Among the entries below, find the line with "Convert this diagram to TikZ code.", then quote it and each following line up to and including the line with "font=\elfont] (sub) at", and nothing else.

[Collected data]
»»
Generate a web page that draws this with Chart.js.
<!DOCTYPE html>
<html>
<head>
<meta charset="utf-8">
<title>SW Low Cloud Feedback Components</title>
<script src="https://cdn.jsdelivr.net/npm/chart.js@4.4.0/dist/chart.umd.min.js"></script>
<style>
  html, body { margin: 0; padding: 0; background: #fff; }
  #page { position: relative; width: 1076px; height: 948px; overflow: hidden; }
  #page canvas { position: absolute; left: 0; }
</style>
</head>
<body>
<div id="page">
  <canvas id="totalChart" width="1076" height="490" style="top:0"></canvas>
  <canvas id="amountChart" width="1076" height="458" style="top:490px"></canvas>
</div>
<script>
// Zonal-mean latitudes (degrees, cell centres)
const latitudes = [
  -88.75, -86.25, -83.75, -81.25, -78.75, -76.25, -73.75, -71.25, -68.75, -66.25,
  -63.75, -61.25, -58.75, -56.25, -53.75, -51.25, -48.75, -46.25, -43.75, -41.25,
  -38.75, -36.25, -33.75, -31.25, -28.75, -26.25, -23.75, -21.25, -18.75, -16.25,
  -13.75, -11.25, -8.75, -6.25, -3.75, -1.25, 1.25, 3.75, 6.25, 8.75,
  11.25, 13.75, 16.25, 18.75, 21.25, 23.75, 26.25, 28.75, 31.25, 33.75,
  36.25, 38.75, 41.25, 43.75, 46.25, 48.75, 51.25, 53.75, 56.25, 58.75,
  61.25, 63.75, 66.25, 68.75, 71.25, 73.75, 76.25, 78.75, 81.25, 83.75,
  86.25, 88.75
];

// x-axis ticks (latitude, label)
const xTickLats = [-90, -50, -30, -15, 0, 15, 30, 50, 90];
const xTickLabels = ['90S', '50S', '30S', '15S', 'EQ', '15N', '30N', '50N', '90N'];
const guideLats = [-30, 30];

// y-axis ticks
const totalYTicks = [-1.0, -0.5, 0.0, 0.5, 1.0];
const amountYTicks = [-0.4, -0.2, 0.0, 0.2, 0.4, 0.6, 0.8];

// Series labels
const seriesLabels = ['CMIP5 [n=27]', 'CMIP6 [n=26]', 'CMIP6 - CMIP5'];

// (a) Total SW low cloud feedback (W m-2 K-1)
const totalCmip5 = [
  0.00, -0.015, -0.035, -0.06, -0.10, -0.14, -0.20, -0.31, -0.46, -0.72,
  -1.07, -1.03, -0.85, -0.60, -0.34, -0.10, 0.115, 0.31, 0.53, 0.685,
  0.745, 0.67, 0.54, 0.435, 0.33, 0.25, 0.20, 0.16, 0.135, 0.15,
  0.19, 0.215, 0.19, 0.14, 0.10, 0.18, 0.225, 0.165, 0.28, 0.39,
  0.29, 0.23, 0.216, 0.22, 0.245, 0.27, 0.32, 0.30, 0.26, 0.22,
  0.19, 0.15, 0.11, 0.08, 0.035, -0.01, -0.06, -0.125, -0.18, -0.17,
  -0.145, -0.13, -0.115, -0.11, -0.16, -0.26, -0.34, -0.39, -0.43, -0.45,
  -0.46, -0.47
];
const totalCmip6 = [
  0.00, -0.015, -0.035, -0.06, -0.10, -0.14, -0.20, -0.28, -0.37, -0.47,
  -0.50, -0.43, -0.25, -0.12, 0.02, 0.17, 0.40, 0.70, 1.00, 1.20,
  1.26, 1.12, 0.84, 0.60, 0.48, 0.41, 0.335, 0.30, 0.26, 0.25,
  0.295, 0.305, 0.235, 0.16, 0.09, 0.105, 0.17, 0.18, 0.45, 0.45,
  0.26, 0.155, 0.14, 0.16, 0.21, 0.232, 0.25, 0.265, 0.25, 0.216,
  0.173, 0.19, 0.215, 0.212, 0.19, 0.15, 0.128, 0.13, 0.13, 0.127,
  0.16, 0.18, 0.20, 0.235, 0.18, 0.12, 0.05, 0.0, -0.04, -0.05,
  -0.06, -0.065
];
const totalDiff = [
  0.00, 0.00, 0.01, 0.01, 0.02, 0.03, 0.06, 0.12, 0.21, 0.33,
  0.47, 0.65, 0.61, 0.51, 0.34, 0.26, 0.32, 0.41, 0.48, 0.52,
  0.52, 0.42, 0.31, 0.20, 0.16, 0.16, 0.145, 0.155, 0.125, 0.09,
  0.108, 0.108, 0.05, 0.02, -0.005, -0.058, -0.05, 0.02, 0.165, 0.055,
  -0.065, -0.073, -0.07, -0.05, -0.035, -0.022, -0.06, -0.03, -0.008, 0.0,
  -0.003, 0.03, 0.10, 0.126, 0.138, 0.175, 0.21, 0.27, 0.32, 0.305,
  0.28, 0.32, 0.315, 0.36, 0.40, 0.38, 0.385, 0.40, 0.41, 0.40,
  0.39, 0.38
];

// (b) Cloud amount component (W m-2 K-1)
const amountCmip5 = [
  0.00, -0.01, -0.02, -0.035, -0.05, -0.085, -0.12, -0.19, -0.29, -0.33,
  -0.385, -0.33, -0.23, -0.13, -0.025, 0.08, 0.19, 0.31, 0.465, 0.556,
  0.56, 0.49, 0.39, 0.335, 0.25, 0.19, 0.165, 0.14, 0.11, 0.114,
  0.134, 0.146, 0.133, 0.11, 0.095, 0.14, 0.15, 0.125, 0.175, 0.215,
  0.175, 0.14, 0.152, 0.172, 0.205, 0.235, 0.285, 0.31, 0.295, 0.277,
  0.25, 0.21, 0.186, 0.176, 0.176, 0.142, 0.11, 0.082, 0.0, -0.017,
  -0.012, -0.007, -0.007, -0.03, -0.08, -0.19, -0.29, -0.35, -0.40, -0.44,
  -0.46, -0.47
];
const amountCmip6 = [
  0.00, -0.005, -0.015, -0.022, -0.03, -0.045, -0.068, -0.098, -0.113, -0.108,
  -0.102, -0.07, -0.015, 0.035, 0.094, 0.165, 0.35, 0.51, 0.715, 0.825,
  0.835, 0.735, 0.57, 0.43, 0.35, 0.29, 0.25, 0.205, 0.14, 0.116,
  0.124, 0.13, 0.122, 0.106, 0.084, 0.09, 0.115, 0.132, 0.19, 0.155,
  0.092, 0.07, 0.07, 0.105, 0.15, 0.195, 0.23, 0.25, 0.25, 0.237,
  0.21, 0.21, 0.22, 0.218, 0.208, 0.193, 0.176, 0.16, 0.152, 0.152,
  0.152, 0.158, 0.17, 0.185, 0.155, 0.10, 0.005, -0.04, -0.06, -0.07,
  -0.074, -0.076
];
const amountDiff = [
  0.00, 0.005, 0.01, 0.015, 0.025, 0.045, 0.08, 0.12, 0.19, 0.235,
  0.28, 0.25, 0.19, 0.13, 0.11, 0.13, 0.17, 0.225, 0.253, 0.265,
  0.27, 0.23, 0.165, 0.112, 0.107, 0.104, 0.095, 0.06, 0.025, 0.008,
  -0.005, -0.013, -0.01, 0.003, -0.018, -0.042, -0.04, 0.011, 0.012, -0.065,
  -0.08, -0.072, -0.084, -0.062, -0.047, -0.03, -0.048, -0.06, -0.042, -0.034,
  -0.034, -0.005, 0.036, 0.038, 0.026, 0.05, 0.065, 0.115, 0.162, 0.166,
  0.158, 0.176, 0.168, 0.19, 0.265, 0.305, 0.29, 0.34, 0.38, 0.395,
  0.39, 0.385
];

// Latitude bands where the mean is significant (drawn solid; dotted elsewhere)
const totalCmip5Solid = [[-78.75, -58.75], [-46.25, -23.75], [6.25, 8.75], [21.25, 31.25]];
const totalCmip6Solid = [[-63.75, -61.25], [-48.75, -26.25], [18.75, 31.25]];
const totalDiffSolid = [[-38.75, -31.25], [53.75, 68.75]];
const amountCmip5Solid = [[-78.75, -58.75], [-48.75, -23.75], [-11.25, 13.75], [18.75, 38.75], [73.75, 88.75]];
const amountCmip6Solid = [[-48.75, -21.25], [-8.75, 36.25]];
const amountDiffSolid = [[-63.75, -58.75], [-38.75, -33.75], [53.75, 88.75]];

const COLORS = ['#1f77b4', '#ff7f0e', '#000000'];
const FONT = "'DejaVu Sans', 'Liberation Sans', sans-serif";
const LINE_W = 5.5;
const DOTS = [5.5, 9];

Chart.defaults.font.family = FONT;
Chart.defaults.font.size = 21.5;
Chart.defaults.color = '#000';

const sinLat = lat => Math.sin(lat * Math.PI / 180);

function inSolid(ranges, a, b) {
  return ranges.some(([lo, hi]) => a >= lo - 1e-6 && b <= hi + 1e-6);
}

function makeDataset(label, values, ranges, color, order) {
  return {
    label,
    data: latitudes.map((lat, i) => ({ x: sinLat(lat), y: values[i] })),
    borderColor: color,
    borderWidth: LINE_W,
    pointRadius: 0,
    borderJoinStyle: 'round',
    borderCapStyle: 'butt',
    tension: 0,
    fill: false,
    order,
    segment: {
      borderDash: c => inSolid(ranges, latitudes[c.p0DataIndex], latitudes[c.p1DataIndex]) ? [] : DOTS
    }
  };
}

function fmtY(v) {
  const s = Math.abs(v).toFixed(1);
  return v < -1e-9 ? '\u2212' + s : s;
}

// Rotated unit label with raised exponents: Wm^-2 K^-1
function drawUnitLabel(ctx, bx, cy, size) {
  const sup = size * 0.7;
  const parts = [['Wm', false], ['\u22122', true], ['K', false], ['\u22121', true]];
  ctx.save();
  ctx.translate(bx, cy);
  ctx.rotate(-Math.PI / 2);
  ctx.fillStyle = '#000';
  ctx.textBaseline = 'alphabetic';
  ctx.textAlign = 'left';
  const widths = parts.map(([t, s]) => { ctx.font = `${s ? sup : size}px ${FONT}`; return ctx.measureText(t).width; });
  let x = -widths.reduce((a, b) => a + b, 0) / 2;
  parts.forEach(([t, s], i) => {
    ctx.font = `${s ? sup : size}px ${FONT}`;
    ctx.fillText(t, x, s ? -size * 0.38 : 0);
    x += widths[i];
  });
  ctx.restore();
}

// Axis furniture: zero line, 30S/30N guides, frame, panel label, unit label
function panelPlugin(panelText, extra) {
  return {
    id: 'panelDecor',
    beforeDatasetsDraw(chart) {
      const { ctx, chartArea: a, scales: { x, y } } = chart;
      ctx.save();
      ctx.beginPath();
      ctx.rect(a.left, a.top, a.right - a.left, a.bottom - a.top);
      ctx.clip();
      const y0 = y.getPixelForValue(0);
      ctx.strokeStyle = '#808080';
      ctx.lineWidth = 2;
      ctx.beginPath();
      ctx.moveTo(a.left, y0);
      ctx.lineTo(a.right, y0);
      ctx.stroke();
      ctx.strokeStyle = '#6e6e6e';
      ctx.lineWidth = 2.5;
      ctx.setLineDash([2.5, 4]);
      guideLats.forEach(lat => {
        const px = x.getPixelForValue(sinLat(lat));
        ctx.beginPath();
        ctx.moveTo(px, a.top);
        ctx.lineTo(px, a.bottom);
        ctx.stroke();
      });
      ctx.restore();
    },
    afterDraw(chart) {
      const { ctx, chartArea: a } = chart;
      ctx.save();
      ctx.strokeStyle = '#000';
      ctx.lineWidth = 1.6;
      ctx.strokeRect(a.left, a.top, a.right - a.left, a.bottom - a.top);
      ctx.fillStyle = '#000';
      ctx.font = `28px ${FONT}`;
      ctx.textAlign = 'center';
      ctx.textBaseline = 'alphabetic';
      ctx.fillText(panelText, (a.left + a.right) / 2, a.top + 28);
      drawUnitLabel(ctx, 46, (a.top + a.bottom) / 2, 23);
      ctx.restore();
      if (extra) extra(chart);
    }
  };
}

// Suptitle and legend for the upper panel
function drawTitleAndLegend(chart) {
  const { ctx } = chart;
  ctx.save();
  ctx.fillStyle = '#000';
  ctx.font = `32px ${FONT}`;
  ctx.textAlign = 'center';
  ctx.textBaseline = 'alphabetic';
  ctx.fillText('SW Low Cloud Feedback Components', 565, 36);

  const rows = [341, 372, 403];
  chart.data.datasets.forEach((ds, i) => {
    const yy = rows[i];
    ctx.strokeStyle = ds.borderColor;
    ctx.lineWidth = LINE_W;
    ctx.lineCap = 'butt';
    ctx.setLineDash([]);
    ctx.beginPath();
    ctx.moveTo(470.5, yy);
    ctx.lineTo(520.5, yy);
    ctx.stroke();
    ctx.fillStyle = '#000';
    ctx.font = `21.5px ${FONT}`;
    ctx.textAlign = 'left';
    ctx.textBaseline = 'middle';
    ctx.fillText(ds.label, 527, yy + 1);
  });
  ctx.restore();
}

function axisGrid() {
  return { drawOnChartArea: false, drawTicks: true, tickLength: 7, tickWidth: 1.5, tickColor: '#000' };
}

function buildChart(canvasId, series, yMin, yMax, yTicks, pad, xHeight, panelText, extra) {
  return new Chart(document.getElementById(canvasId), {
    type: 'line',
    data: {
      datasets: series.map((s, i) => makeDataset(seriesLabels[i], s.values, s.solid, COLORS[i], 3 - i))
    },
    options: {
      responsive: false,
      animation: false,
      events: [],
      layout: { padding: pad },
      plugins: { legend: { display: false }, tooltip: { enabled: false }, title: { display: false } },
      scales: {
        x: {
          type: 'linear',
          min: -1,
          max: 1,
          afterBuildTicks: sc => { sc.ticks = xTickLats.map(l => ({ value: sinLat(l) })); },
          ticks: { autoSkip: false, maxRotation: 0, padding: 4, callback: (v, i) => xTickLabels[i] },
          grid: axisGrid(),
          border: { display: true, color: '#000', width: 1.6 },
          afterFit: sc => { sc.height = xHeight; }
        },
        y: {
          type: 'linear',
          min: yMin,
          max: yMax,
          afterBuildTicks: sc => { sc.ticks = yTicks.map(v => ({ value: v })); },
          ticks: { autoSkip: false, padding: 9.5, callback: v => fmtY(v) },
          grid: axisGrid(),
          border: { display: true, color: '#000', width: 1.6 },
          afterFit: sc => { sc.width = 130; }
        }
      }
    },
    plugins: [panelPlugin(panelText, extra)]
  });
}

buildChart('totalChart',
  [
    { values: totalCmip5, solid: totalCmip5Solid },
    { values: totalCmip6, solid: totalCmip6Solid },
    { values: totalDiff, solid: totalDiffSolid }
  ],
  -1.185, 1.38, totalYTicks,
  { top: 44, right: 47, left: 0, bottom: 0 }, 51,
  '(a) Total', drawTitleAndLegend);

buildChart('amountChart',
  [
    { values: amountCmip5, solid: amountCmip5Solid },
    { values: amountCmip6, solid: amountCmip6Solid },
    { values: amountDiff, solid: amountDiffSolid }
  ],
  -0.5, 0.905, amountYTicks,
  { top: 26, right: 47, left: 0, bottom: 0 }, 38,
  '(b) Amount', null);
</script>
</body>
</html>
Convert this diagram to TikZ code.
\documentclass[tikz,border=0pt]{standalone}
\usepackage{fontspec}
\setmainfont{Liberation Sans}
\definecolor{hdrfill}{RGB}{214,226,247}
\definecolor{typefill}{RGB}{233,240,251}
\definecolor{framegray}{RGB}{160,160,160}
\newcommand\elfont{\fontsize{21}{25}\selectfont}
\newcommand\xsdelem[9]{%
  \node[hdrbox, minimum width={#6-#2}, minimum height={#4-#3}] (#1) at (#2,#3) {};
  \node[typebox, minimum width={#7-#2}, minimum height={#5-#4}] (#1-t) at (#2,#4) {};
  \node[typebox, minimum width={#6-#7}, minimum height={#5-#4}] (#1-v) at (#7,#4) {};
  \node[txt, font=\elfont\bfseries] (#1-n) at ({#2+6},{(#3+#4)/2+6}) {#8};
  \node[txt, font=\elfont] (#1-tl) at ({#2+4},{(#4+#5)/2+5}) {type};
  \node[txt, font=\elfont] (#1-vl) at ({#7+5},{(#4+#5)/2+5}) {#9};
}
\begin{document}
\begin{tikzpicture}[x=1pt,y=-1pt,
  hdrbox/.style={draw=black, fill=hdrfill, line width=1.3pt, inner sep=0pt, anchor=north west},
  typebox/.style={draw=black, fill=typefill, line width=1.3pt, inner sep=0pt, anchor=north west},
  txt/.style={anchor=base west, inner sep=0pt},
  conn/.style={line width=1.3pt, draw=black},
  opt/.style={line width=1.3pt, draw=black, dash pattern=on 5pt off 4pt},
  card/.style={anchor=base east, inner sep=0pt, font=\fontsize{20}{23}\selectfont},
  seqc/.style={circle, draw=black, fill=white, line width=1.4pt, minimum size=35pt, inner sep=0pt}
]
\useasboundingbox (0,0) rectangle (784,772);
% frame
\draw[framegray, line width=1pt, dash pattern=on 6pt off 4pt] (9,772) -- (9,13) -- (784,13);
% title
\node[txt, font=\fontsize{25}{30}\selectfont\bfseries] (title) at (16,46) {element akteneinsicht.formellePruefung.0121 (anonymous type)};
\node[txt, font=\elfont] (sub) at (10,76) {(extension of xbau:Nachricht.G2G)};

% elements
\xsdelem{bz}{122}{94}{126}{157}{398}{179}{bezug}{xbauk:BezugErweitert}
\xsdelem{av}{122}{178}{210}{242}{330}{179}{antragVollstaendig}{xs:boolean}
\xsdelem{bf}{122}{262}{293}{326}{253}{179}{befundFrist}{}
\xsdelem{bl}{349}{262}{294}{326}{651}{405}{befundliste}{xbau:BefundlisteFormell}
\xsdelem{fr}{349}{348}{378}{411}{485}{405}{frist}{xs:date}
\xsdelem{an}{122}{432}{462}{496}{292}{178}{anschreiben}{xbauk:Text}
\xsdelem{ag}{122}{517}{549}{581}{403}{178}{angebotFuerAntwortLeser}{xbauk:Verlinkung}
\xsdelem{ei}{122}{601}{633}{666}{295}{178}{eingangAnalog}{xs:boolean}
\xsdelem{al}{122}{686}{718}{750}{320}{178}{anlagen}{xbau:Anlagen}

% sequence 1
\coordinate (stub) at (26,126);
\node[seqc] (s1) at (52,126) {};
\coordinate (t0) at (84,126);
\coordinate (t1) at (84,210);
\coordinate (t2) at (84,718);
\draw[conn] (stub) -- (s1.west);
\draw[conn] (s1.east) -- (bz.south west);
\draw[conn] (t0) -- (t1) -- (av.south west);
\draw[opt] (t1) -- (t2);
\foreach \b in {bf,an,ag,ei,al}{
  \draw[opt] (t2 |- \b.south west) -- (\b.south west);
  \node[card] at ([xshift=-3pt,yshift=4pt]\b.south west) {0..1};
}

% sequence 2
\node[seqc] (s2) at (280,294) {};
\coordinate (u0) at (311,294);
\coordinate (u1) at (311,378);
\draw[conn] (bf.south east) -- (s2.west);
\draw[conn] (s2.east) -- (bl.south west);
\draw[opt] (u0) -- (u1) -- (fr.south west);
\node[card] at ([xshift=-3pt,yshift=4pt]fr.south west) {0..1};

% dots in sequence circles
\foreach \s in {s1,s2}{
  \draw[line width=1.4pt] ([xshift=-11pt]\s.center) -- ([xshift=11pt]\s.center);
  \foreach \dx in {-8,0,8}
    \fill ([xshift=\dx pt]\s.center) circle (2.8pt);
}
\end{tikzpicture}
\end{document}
««
§ Final result:
Convert this diagram to TikZ code.
\documentclass[tikz,border=0pt]{standalone}
\usepackage{fontspec}
\setmainfont{Liberation Sans}
\definecolor{hdrfill}{RGB}{214,226,247}
\definecolor{typefill}{RGB}{233,240,251}
\definecolor{framegray}{RGB}{160,160,160}
\newcommand\elfont{\fontsize{21}{25}\selectfont}
\newcommand\xsdelem[9]{%
  \node[hdrbox, minimum width={#6-#2}, minimum height={#4-#3}] (#1) at (#2,#3) {};
  \node[typebox, minimum width={#7-#2}, minimum height={#5-#4}] (#1-t) at (#2,#4) {};
  \node[typebox, minimum width={#6-#7}, minimum height={#5-#4}] (#1-v) at (#7,#4) {};
  \node[txt, font=\elfont\bfseries] (#1-n) at ({#2+6},{(#3+#4)/2+6}) {#8};
  \node[txt, font=\elfont] (#1-tl) at ({#2+4},{(#4+#5)/2+5}) {type};
  \node[txt, font=\elfont] (#1-vl) at ({#7+5},{(#4+#5)/2+5}) {#9};
}
\begin{document}
\begin{tikzpicture}[x=1pt,y=-1pt,
  hdrbox/.style={draw=black, fill=hdrfill, line width=1.3pt, inner sep=0pt, anchor=north west},
  typebox/.style={draw=black, fill=typefill, line width=1.3pt, inner sep=0pt, anchor=north west},
  txt/.style={anchor=base west, inner sep=0pt},
  conn/.style={line width=1.3pt, draw=black},
  opt/.style={line width=1.3pt, draw=black, dash pattern=on 5pt off 4pt},
  card/.style={anchor=base east, inner sep=0pt, font=\fontsize{20}{23}\selectfont},
  seqc/.style={circle, draw=black, fill=white, line width=1.4pt, minimum size=35pt, inner sep=0pt}
]
\useasboundingbox (0,0) rectangle (784,772);
% frame
\draw[framegray, line width=1pt, dash pattern=on 6pt off 4pt] (9,772) -- (9,13) -- (784,13);
% title
\node[txt, font=\fontsize{25}{30}\selectfont\bfseries] (title) at (16,46) {element akteneinsicht.formellePruefung.0121 (anonymous type)};
\node[txt, font=\elfont] (sub) at (10,76) {(extension of xbau:Nachricht.G2G)};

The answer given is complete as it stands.